_Data section_
____

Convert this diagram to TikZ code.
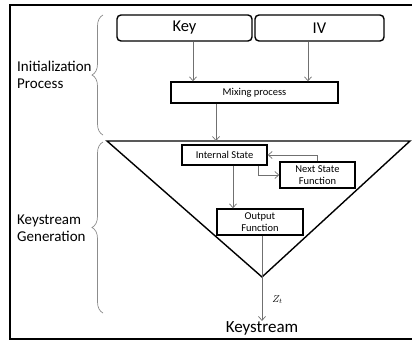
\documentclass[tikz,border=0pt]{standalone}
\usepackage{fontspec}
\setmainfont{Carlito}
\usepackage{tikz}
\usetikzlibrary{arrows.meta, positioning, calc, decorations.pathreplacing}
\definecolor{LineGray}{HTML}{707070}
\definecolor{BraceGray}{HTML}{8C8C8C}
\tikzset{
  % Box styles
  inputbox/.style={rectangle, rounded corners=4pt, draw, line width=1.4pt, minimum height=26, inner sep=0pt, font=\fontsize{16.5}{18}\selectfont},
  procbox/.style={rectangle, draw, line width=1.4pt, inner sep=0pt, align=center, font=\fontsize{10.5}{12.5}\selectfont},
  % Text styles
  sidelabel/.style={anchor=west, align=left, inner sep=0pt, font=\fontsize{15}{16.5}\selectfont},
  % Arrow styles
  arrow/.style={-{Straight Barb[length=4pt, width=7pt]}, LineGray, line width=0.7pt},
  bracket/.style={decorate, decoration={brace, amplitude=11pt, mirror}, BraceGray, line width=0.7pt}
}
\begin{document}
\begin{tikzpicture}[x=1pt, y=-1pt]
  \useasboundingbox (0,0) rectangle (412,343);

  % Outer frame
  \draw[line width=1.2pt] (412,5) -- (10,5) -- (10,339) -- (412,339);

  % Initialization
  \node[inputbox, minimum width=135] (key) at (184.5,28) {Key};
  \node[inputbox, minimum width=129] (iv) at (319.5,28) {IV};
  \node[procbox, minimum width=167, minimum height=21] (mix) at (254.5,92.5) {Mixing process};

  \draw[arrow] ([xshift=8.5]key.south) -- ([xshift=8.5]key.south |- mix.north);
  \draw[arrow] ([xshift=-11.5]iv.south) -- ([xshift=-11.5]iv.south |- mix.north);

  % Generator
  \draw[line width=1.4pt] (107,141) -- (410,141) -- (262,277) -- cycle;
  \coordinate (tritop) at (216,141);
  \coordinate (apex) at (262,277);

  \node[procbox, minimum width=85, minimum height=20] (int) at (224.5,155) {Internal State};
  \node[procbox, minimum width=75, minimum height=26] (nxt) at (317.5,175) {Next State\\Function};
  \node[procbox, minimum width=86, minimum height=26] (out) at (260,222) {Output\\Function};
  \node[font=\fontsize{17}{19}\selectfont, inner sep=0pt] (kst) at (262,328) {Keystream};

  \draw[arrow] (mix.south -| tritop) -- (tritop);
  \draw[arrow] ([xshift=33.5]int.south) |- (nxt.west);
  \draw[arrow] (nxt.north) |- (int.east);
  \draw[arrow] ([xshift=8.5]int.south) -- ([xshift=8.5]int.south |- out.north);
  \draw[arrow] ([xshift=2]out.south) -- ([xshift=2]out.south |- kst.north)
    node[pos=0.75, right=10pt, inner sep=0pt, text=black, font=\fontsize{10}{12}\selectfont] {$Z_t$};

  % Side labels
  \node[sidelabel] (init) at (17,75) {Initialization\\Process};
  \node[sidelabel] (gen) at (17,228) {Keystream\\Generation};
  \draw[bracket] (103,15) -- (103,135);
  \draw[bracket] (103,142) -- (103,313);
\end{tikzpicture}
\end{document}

____

_Brief_
Give every line above again exactly, with no pictures.

_Task response_
Convert this diagram to TikZ code.
\documentclass[tikz,border=0pt]{standalone}
\usepackage{fontspec}
\setmainfont{Carlito}
\usepackage{tikz}
\usetikzlibrary{arrows.meta, positioning, calc, decorations.pathreplacing}
\definecolor{LineGray}{HTML}{707070}
\definecolor{BraceGray}{HTML}{8C8C8C}
\tikzset{
  % Box styles
  inputbox/.style={rectangle, rounded corners=4pt, draw, line width=1.4pt, minimum height=26, inner sep=0pt, font=\fontsize{16.5}{18}\selectfont},
  procbox/.style={rectangle, draw, line width=1.4pt, inner sep=0pt, align=center, font=\fontsize{10.5}{12.5}\selectfont},
  % Text styles
  sidelabel/.style={anchor=west, align=left, inner sep=0pt, font=\fontsize{15}{16.5}\selectfont},
  % Arrow styles
  arrow/.style={-{Straight Barb[length=4pt, width=7pt]}, LineGray, line width=0.7pt},
  bracket/.style={decorate, decoration={brace, amplitude=11pt, mirror}, BraceGray, line width=0.7pt}
}
\begin{document}
\begin{tikzpicture}[x=1pt, y=-1pt]
  \useasboundingbox (0,0) rectangle (412,343);

  % Outer frame
  \draw[line width=1.2pt] (412,5) -- (10,5) -- (10,339) -- (412,339);

  % Initialization
  \node[inputbox, minimum width=135] (key) at (184.5,28) {Key};
  \node[inputbox, minimum width=129] (iv) at (319.5,28) {IV};
  \node[procbox, minimum width=167, minimum height=21] (mix) at (254.5,92.5) {Mixing process};

  \draw[arrow] ([xshift=8.5]key.south) -- ([xshift=8.5]key.south |- mix.north);
  \draw[arrow] ([xshift=-11.5]iv.south) -- ([xshift=-11.5]iv.south |- mix.north);

  % Generator
  \draw[line width=1.4pt] (107,141) -- (410,141) -- (262,277) -- cycle;
  \coordinate (tritop) at (216,141);
  \coordinate (apex) at (262,277);

  \node[procbox, minimum width=85, minimum height=20] (int) at (224.5,155) {Internal State};
  \node[procbox, minimum width=75, minimum height=26] (nxt) at (317.5,175) {Next State\\Function};
  \node[procbox, minimum width=86, minimum height=26] (out) at (260,222) {Output\\Function};
  \node[font=\fontsize{17}{19}\selectfont, inner sep=0pt] (kst) at (262,328) {Keystream};

  \draw[arrow] (mix.south -| tritop) -- (tritop);
  \draw[arrow] ([xshift=33.5]int.south) |- (nxt.west);
  \draw[arrow] (nxt.north) |- (int.east);
  \draw[arrow] ([xshift=8.5]int.south) -- ([xshift=8.5]int.south |- out.north);
  \draw[arrow] ([xshift=2]out.south) -- ([xshift=2]out.south |- kst.north)
    node[pos=0.75, right=10pt, inner sep=0pt, text=black, font=\fontsize{10}{12}\selectfont] {$Z_t$};

  % Side labels
  \node[sidelabel] (init) at (17,75) {Initialization\\Process};
  \node[sidelabel] (gen) at (17,228) {Keystream\\Generation};
  \draw[bracket] (103,15) -- (103,135);
  \draw[bracket] (103,142) -- (103,313);
\end{tikzpicture}
\end{document}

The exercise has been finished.